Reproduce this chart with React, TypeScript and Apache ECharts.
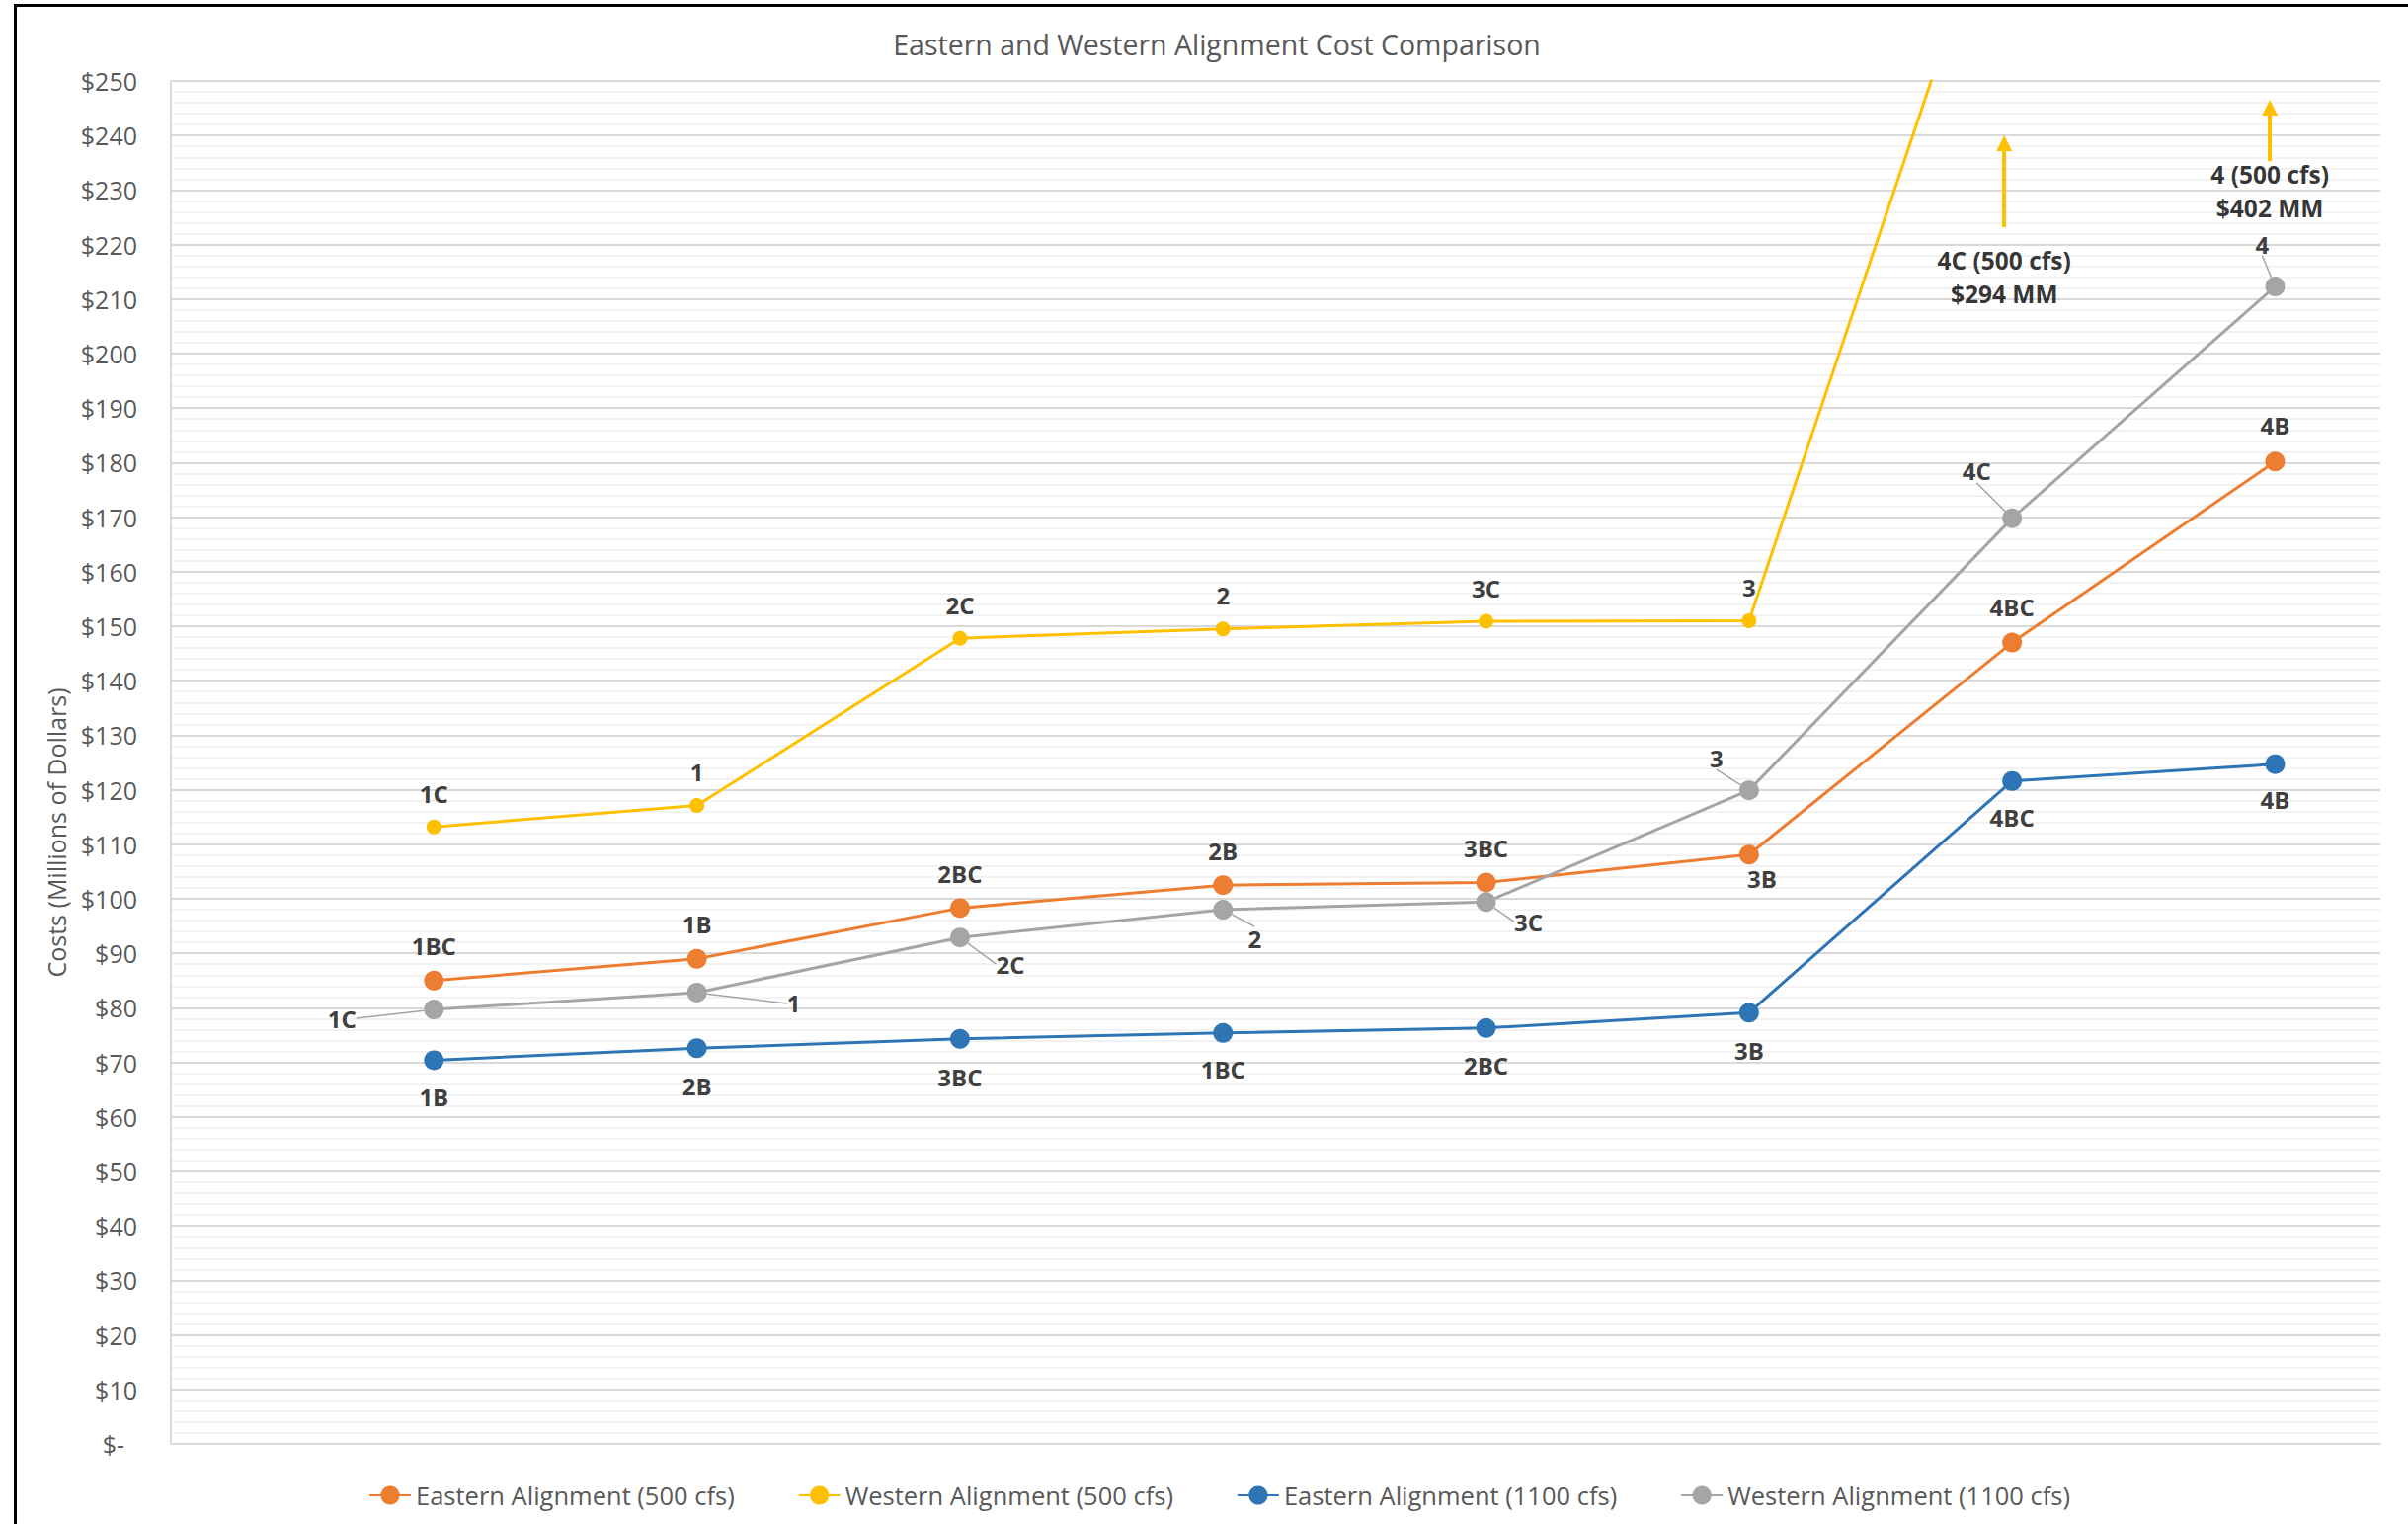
import React, { useEffect, useRef } from 'react';
import * as echarts from 'echarts';

// ---- data ----
const positions = [1, 2, 3, 4, 5, 6, 7, 8];
const easternA500 = [85.0, 89.0, 98.3, 102.5, 103.0, 108.1, 147.0, 180.2];
const westernA500 = [113.2, 117.1, 147.8, 149.5, 150.9, 151.0, 294, 402];
const easternA1100 = [70.4, 72.6, 74.3, 75.4, 76.3, 79.1, 121.6, 124.7];
const westernA1100 = [79.7, 82.8, 92.9, 98.0, 99.4, 119.9, 169.8, 212.3];

const easternA500Labels = ['1BC', '1B', '2BC', '2B', '3BC', '3B', '4BC', '4B'];
const westernA500Labels = ['1C', '1', '2C', '2', '3C', '3', '4C', '4'];
const easternA1100Labels = ['1B', '2B', '3BC', '1BC', '2BC', '3B', '4BC', '4B'];
const westernA1100Labels = ['1C', '1', '2C', '2', '3C', '3', '4C', '4'];

const seriesNames = [
  'Eastern Alignment (500 cfs)',
  'Western Alignment (500 cfs)',
  'Eastern Alignment (1100 cfs)',
  'Western Alignment (1100 cfs)',
];

const offChartPositions = [7, 8];
const offChartValues = [294, 402];
const offChartTexts = ['4C (500 cfs)\n$294 MM', '4 (500 cfs)\n$402 MM'];

const titleText = 'Eastern and Western Alignment Cost Comparison';
const yAxisTitle = 'Costs (Millions of Dollars)';

// ---- styling / placement (kept apart from the data) ----
const FONT = '"Open Sans", "Noto Sans", sans-serif';
const labelColor = '#404040';
const offsetsE500 = [[0, -35], [0, -35], [0, -35], [0, -35], [0, -35], [13, 24], [0, -36], [0, -37]];
const offsetsW500 = [[0, -34], [0, -34], [0, -34], [0, -34], [0, -34], [0, -34], [0, 0], [0, 0]];
const offsetsE1100 = [[0, 37], [0, 38], [0, 39], [0, 37], [0, 38], [0, 38], [0, 37], [0, 36]];
const offsetsW1100 = [[-93, 9], [98, 11], [51, 27], [32, 29], [43, 20], [-33, -33], [-36, -48], [-13, -43]];
const annotationX = [6.97, 7.98];
const annotationY = [214, 229.8];
const arrowTail = [223.2, 235.3];
const arrowHead = [238.6, 245.1];

function buildData(values: number[]) {
  return values.map((v, i) => {
    if (v > 250) return { value: [positions[i], v], symbol: 'none', label: { show: false } };
    return { value: [positions[i], v] };
  });
}

function lineSeries(
  name: string,
  values: number[],
  color: string,
  size: number,
  labels: string[],
  offsets: number[][],
  leader: boolean
) {
  return {
    type: 'line',
    name,
    data: buildData(values),
    symbol: 'circle',
    symbolSize: size,
    clip: true,
    lineStyle: { color, width: 3 },
    itemStyle: { color },
    label: {
      show: true,
      position: 'inside',
      formatter: (p: any) => labels[p.dataIndex],
      color: labelColor,
      fontFamily: FONT,
      fontSize: 24,
      fontWeight: 'bold',
    },
    labelLayout: (p: any) => ({ dx: offsets[p.dataIndex][0], dy: offsets[p.dataIndex][1] }),
    labelLine: leader
      ? { show: true, lineStyle: { color: '#a5a5a5', width: 1.5 } }
      : { show: false },
    emphasis: { disabled: true },
    z: 3,
  };
}

export default function App() {
  const ref = useRef<HTMLDivElement>(null);

  useEffect(() => {
    if (!ref.current) return;
    const chart = echarts.init(ref.current, null, { renderer: 'svg' });

    const w500: any = lineSeries(seriesNames[1], westernA500, '#ffc000', 15, westernA500Labels, offsetsW500, false);
    w500.markLine = {
      silent: true,
      symbol: ['none', 'triangle'],
      symbolSize: 16,
      lineStyle: { color: '#ffc000', width: 4, type: 'solid' },
      label: { show: false },
      emphasis: { disabled: true },
      data: annotationX.map((x, i) => [
        { coord: [x, arrowTail[i]] },
        { coord: [x, arrowHead[i]] },
      ]),
    };

    const option: any = {
      animation: false,
      backgroundColor: '#ffffff',
      graphic: [
        {
          type: 'text',
          x: 1232,
          y: 45,
          style: {
            text: titleText,
            fill: '#595959',
            font: `28.5px ${FONT}`,
            align: 'center',
            verticalAlign: 'middle',
            textAlign: 'center',
            textVerticalAlign: 'middle',
          },
        },
        {
          type: 'text',
          x: 57,
          y: 843,
          rotation: Math.PI / 2,
          style: {
            text: yAxisTitle,
            fill: '#595959',
            font: `25px ${FONT}`,
            align: 'center',
            verticalAlign: 'middle',
            textAlign: 'center',
            textVerticalAlign: 'middle',
          },
        },
      ],
      grid: { left: 173, right: 28, top: 82, bottom: 81, containLabel: false },
      xAxis: {
        type: 'value',
        min: 0,
        max: 8.4,
        axisLine: { show: true, onZero: false, lineStyle: { color: '#d9d9d9', width: 2 } },
        axisTick: { show: false },
        axisLabel: { show: false },
        splitLine: { show: false },
      },
      yAxis: {
        type: 'value',
        min: 0,
        max: 250,
        interval: 10,
        axisLine: { show: true, lineStyle: { color: '#d9d9d9', width: 2 } },
        axisTick: { show: false },
        axisLabel: {
          formatter: (v: number) => (v === 0 ? '$-  ' : '$' + v),
          color: '#595959',
          fontSize: 25,
          fontFamily: FONT,
          margin: 34,
        },
        splitLine: { show: true, lineStyle: { color: '#d9d9d9', width: 2 } },
        minorTick: { show: false, splitNumber: 5 },
        minorSplitLine: { show: true, lineStyle: { color: '#f2f2f2', width: 2 } },
      },
      legend: {
        data: seriesNames,
        left: 368,
        top: 1496,
        itemWidth: 42,
        itemHeight: 24,
        itemGap: 64,
        textStyle: { color: '#595959', fontSize: 25.5, fontFamily: FONT },
      },
      series: [
        lineSeries(seriesNames[0], easternA500, '#ed7d31', 20, easternA500Labels, offsetsE500, false),
        w500,
        lineSeries(seriesNames[2], easternA1100, '#2e75b6', 20, easternA1100Labels, offsetsE1100, false),
        lineSeries(seriesNames[3], westernA1100, '#a5a5a5', 20, westernA1100Labels, offsetsW1100, true),
        {
          type: 'scatter',
          name: 'annotations',
          silent: true,
          data: annotationX.map((x, i) => ({
            value: [x, annotationY[i]],
            ref: [offChartPositions[i], offChartValues[i]],
          })),
          symbolSize: 1,
          itemStyle: { color: 'rgba(0,0,0,0)' },
          label: {
            show: true,
            position: 'inside',
            formatter: (p: any) => offChartTexts[p.dataIndex],
            color: '#000000',
            fontFamily: FONT,
            fontSize: 24.5,
            fontWeight: 'bold',
            lineHeight: 34,
            align: 'center',
          },
          emphasis: { disabled: true },
          z: 4,
        },
      ],
    };

    chart.setOption(option);
    return () => chart.dispose();
  }, []);

  return (
    <div style={{ position: 'fixed', left: 0, top: 0, width: 2438, height: 1543, background: '#fff' }}>
      <div ref={ref} style={{ position: 'absolute', left: 0, top: 0, width: 2438, height: 1543 }} />
      <div
        style={{
          position: 'absolute',
          left: 14,
          top: 4,
          width: 2430,
          height: 1545,
          borderLeft: '3px solid #000',
          borderTop: '3px solid #000',
          pointerEvents: 'none',
          boxSizing: 'border-box',
        }}
      />
    </div>
  );
}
┄┄┄┄┄┄
Task prompt:
Leaving the pictures aside, transcribe the entire listing exactly.

Result of the task:
Reproduce this chart with React, TypeScript and Apache ECharts.
import React, { useEffect, useRef } from 'react';
import * as echarts from 'echarts';

// ---- data ----
const positions = [1, 2, 3, 4, 5, 6, 7, 8];
const easternA500 = [85.0, 89.0, 98.3, 102.5, 103.0, 108.1, 147.0, 180.2];
const westernA500 = [113.2, 117.1, 147.8, 149.5, 150.9, 151.0, 294, 402];
const easternA1100 = [70.4, 72.6, 74.3, 75.4, 76.3, 79.1, 121.6, 124.7];
const westernA1100 = [79.7, 82.8, 92.9, 98.0, 99.4, 119.9, 169.8, 212.3];

const easternA500Labels = ['1BC', '1B', '2BC', '2B', '3BC', '3B', '4BC', '4B'];
const westernA500Labels = ['1C', '1', '2C', '2', '3C', '3', '4C', '4'];
const easternA1100Labels = ['1B', '2B', '3BC', '1BC', '2BC', '3B', '4BC', '4B'];
const westernA1100Labels = ['1C', '1', '2C', '2', '3C', '3', '4C', '4'];

const seriesNames = [
  'Eastern Alignment (500 cfs)',
  'Western Alignment (500 cfs)',
  'Eastern Alignment (1100 cfs)',
  'Western Alignment (1100 cfs)',
];

const offChartPositions = [7, 8];
const offChartValues = [294, 402];
const offChartTexts = ['4C (500 cfs)\n$294 MM', '4 (500 cfs)\n$402 MM'];

const titleText = 'Eastern and Western Alignment Cost Comparison';
const yAxisTitle = 'Costs (Millions of Dollars)';

// ---- styling / placement (kept apart from the data) ----
const FONT = '"Open Sans", "Noto Sans", sans-serif';
const labelColor = '#404040';
const offsetsE500 = [[0, -35], [0, -35], [0, -35], [0, -35], [0, -35], [13, 24], [0, -36], [0, -37]];
const offsetsW500 = [[0, -34], [0, -34], [0, -34], [0, -34], [0, -34], [0, -34], [0, 0], [0, 0]];
const offsetsE1100 = [[0, 37], [0, 38], [0, 39], [0, 37], [0, 38], [0, 38], [0, 37], [0, 36]];
const offsetsW1100 = [[-93, 9], [98, 11], [51, 27], [32, 29], [43, 20], [-33, -33], [-36, -48], [-13, -43]];
const annotationX = [6.97, 7.98];
const annotationY = [214, 229.8];
const arrowTail = [223.2, 235.3];
const arrowHead = [238.6, 245.1];

function buildData(values: number[]) {
  return values.map((v, i) => {
    if (v > 250) return { value: [positions[i], v], symbol: 'none', label: { show: false } };
    return { value: [positions[i], v] };
  });
}

function lineSeries(
  name: string,
  values: number[],
  color: string,
  size: number,
  labels: string[],
  offsets: number[][],
  leader: boolean
) {
  return {
    type: 'line',
    name,
    data: buildData(values),
    symbol: 'circle',
    symbolSize: size,
    clip: true,
    lineStyle: { color, width: 3 },
    itemStyle: { color },
    label: {
      show: true,
      position: 'inside',
      formatter: (p: any) => labels[p.dataIndex],
      color: labelColor,
      fontFamily: FONT,
      fontSize: 24,
      fontWeight: 'bold',
    },
    labelLayout: (p: any) => ({ dx: offsets[p.dataIndex][0], dy: offsets[p.dataIndex][1] }),
    labelLine: leader
      ? { show: true, lineStyle: { color: '#a5a5a5', width: 1.5 } }
      : { show: false },
    emphasis: { disabled: true },
    z: 3,
  };
}

export default function App() {
  const ref = useRef<HTMLDivElement>(null);

  useEffect(() => {
    if (!ref.current) return;
    const chart = echarts.init(ref.current, null, { renderer: 'svg' });

    const w500: any = lineSeries(seriesNames[1], westernA500, '#ffc000', 15, westernA500Labels, offsetsW500, false);
    w500.markLine = {
      silent: true,
      symbol: ['none', 'triangle'],
      symbolSize: 16,
      lineStyle: { color: '#ffc000', width: 4, type: 'solid' },
      label: { show: false },
      emphasis: { disabled: true },
      data: annotationX.map((x, i) => [
        { coord: [x, arrowTail[i]] },
        { coord: [x, arrowHead[i]] },
      ]),
    };

    const option: any = {
      animation: false,
      backgroundColor: '#ffffff',
      graphic: [
        {
          type: 'text',
          x: 1232,
          y: 45,
          style: {
            text: titleText,
            fill: '#595959',
            font: `28.5px ${FONT}`,
            align: 'center',
            verticalAlign: 'middle',
            textAlign: 'center',
            textVerticalAlign: 'middle',
          },
        },
        {
          type: 'text',
          x: 57,
          y: 843,
          rotation: Math.PI / 2,
          style: {
            text: yAxisTitle,
            fill: '#595959',
            font: `25px ${FONT}`,
            align: 'center',
            verticalAlign: 'middle',
            textAlign: 'center',
            textVerticalAlign: 'middle',
          },
        },
      ],
      grid: { left: 173, right: 28, top: 82, bottom: 81, containLabel: false },
      xAxis: {
        type: 'value',
        min: 0,
        max: 8.4,
        axisLine: { show: true, onZero: false, lineStyle: { color: '#d9d9d9', width: 2 } },
        axisTick: { show: false },
        axisLabel: { show: false },
        splitLine: { show: false },
      },
      yAxis: {
        type: 'value',
        min: 0,
        max: 250,
        interval: 10,
        axisLine: { show: true, lineStyle: { color: '#d9d9d9', width: 2 } },
        axisTick: { show: false },
        axisLabel: {
          formatter: (v: number) => (v === 0 ? '$-  ' : '$' + v),
          color: '#595959',
          fontSize: 25,
          fontFamily: FONT,
          margin: 34,
        },
        splitLine: { show: true, lineStyle: { color: '#d9d9d9', width: 2 } },
        minorTick: { show: false, splitNumber: 5 },
        minorSplitLine: { show: true, lineStyle: { color: '#f2f2f2', width: 2 } },
      },
      legend: {
        data: seriesNames,
        left: 368,
        top: 1496,
        itemWidth: 42,
        itemHeight: 24,
        itemGap: 64,
        textStyle: { color: '#595959', fontSize: 25.5, fontFamily: FONT },
      },
      series: [
        lineSeries(seriesNames[0], easternA500, '#ed7d31', 20, easternA500Labels, offsetsE500, false),
        w500,
        lineSeries(seriesNames[2], easternA1100, '#2e75b6', 20, easternA1100Labels, offsetsE1100, false),
        lineSeries(seriesNames[3], westernA1100, '#a5a5a5', 20, westernA1100Labels, offsetsW1100, true),
        {
          type: 'scatter',
          name: 'annotations',
          silent: true,
          data: annotationX.map((x, i) => ({
            value: [x, annotationY[i]],
            ref: [offChartPositions[i], offChartValues[i]],
          })),
          symbolSize: 1,
          itemStyle: { color: 'rgba(0,0,0,0)' },
          label: {
            show: true,
            position: 'inside',
            formatter: (p: any) => offChartTexts[p.dataIndex],
            color: '#000000',
            fontFamily: FONT,
            fontSize: 24.5,
            fontWeight: 'bold',
            lineHeight: 34,
            align: 'center',
          },
          emphasis: { disabled: true },
          z: 4,
        },
      ],
    };

    chart.setOption(option);
    return () => chart.dispose();
  }, []);

  return (
    <div style={{ position: 'fixed', left: 0, top: 0, width: 2438, height: 1543, background: '#fff' }}>
      <div ref={ref} style={{ position: 'absolute', left: 0, top: 0, width: 2438, height: 1543 }} />
      <div
        style={{
          position: 'absolute',
          left: 14,
          top: 4,
          width: 2430,
          height: 1545,
          borderLeft: '3px solid #000',
          borderTop: '3px solid #000',
          pointerEvents: 'none',
          boxSizing: 'border-box',
        }}
      />
    </div>
  );
}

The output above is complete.